The iShares iBoxx $ High Yield Corporate Bond ETF (HYG) is one of the most widely-held high yield bond ETFs on the market. Launched in 2007, HYG has provided investors with exposure to U.S. dollar-denominated corporate junk bonds and has averaged around 4.7% annual returns since its inception.
So far in 2024, HYG has returned -0.30% year-to-date as bond markets have experienced volatility from the Federal Reserve's aggressive interest rate hikes over the past two years to combat high inflation. However, investors have continued to flock to HYG as a way to potentially earn higher income than investment grade bonds.

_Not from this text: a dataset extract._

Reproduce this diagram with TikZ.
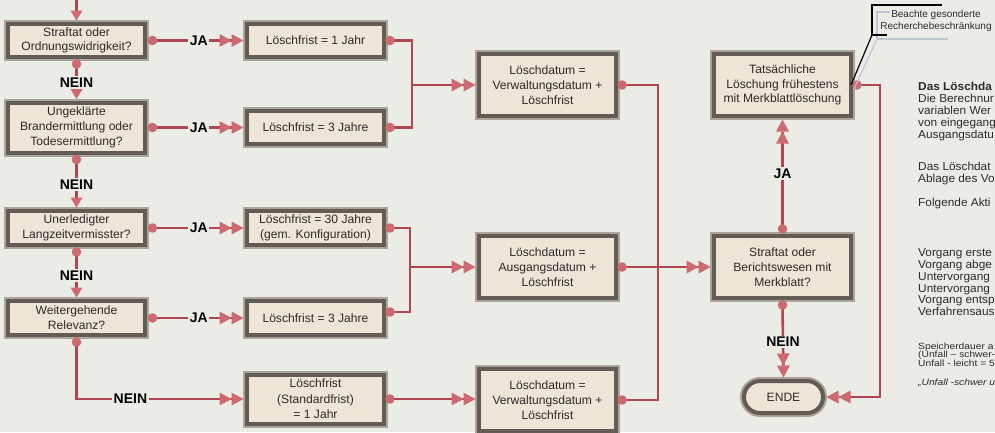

The $14.5 billion HYG ETF seeks to track the investment results of an index composed of U.S. dollar-denominated, high yield corporate bonds. It holds over 1,200 junk bond issues from both U.S. and non-U.S. corporate issuers. With an effective duration of around 3.2 years, HYG aims to provide high current income.
The fund's 30-day SEC yield currently stands at an attractive 7.2%. This high yield comes with higher credit risk, as the bonds in the portfolio have lower credit ratings than investment-grade debt. Nearly 90% of HYG's holdings are rated BB or B.
While the rising interest rate environment has pressured high yield bond prices over the past two years, any potential pivot by the Fed to cut interest rates could provide a tailwind for HYG and other junk bond funds. Bond prices rise when yields fall.
For investors seeking to increase their portfolio income, HYG offers a liquid, diversified way to gain exposure to the high yield corporate bond market. However, its higher credit risk means the fund will likely experience greater price volatility compared to higher-quality bond funds.